Supplied material -
>>>
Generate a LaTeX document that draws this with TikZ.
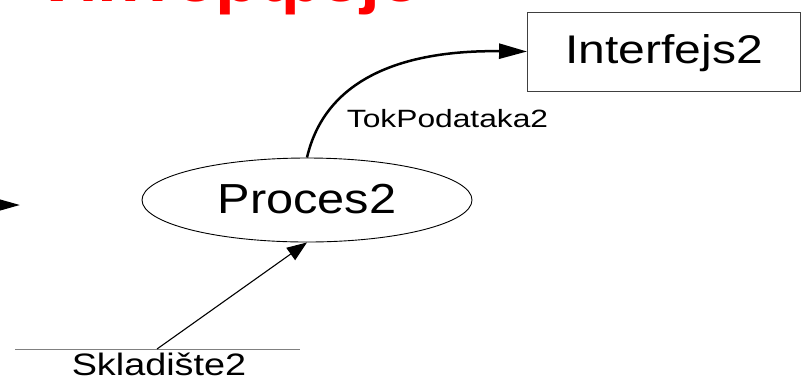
\documentclass[tikz,border=0pt]{standalone}
\usepackage{fontspec}
\setmainfont{Liberation Sans}
\usetikzlibrary{arrows.meta,shapes.geometric}
\newcommand\widen[2]{\scalebox{#1}[1]{#2}}
\tikzset{
  flowthick/.style={line width=2.5pt,-{Triangle[length=28pt,width=15pt]}},
  flowthin/.style={line width=1.1pt,-{Triangle[length=20pt,width=15pt]}},
  procshape/.style={ellipse,draw,line width=0.9pt,minimum width=330pt,minimum height=84pt,inner sep=0pt,
     font=\fontsize{42}{42}\selectfont,text height=26pt,text depth=0pt},
  ifaceshape/.style={rectangle,draw=black!75,line width=0.9pt,minimum width=273pt,minimum height=79pt,inner sep=0pt,
     font=\fontsize{40}{40}\selectfont,text height=23pt,text depth=0pt},
  plainlbl/.style={inner sep=0pt,anchor=base},
  storeline/.style={draw=black!50,line width=1pt},
}
\begin{document}
\begin{tikzpicture}[x=1pt,y=1pt]
\useasboundingbox (0,0) rectangle (802,-384);
\clip (0,0) rectangle (802,-384);
% heading (cut off at top, as in the reference)
\node[inner sep=0pt,anchor=base west,text=red,font=\fontsize{65}{65}\selectfont\bfseries] (head) at (46,-1.5) {\widen{1.1}{Интерфејс}};
% process
\node[procshape] (proc) at (307,-200) {\widen{1.16}{Proces2}};
% interface
\node[ifaceshape] (iface) at (664,-51.5) {\widen{1.2}{Interfejs2}};
% flow label
\node[plainlbl,font=\fontsize{25}{25}\selectfont] (flowlbl) at (447.5,-127) {\widen{1.27}{TokPodataka2}};
% store
\node[plainlbl,font=\fontsize{31}{31}\selectfont] (store) at (159,-375) {\widen{1.22}{Skladište2}};
\coordinate (stL) at (15,-349);
\coordinate (stR) at (300,-349);
\coordinate (stA) at (157,-349);
\draw[storeline] (stL) -- (stR);
% connectors
\draw[flowthick] (proc.north) .. controls (325,-80) and (400,-50) .. (iface.west);
\draw[flowthin] (stA) -- (proc.south);
\coordinate (offL) at (-30,-205);
\coordinate (inL) at (20,-205);
\draw[flowthick] (offL) -- (inL);
\end{tikzpicture}
\end{document}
<<<
What is expected -
Repeat the listing in full and exactly. Leave any pictures out.

Exercise solution -
Generate a LaTeX document that draws this with TikZ.
\documentclass[tikz,border=0pt]{standalone}
\usepackage{fontspec}
\setmainfont{Liberation Sans}
\usetikzlibrary{arrows.meta,shapes.geometric}
\newcommand\widen[2]{\scalebox{#1}[1]{#2}}
\tikzset{
  flowthick/.style={line width=2.5pt,-{Triangle[length=28pt,width=15pt]}},
  flowthin/.style={line width=1.1pt,-{Triangle[length=20pt,width=15pt]}},
  procshape/.style={ellipse,draw,line width=0.9pt,minimum width=330pt,minimum height=84pt,inner sep=0pt,
     font=\fontsize{42}{42}\selectfont,text height=26pt,text depth=0pt},
  ifaceshape/.style={rectangle,draw=black!75,line width=0.9pt,minimum width=273pt,minimum height=79pt,inner sep=0pt,
     font=\fontsize{40}{40}\selectfont,text height=23pt,text depth=0pt},
  plainlbl/.style={inner sep=0pt,anchor=base},
  storeline/.style={draw=black!50,line width=1pt},
}
\begin{document}
\begin{tikzpicture}[x=1pt,y=1pt]
\useasboundingbox (0,0) rectangle (802,-384);
\clip (0,0) rectangle (802,-384);
% heading (cut off at top, as in the reference)
\node[inner sep=0pt,anchor=base west,text=red,font=\fontsize{65}{65}\selectfont\bfseries] (head) at (46,-1.5) {\widen{1.1}{Интерфејс}};
% process
\node[procshape] (proc) at (307,-200) {\widen{1.16}{Proces2}};
% interface
\node[ifaceshape] (iface) at (664,-51.5) {\widen{1.2}{Interfejs2}};
% flow label
\node[plainlbl,font=\fontsize{25}{25}\selectfont] (flowlbl) at (447.5,-127) {\widen{1.27}{TokPodataka2}};
% store
\node[plainlbl,font=\fontsize{31}{31}\selectfont] (store) at (159,-375) {\widen{1.22}{Skladište2}};
\coordinate (stL) at (15,-349);
\coordinate (stR) at (300,-349);
\coordinate (stA) at (157,-349);
\draw[storeline] (stL) -- (stR);
% connectors
\draw[flowthick] (proc.north) .. controls (325,-80) and (400,-50) .. (iface.west);
\draw[flowthin] (stA) -- (proc.south);
\coordinate (offL) at (-30,-205);
\coordinate (inL) at (20,-205);
\draw[flowthick] (offL) -- (inL);
\end{tikzpicture}
\end{document}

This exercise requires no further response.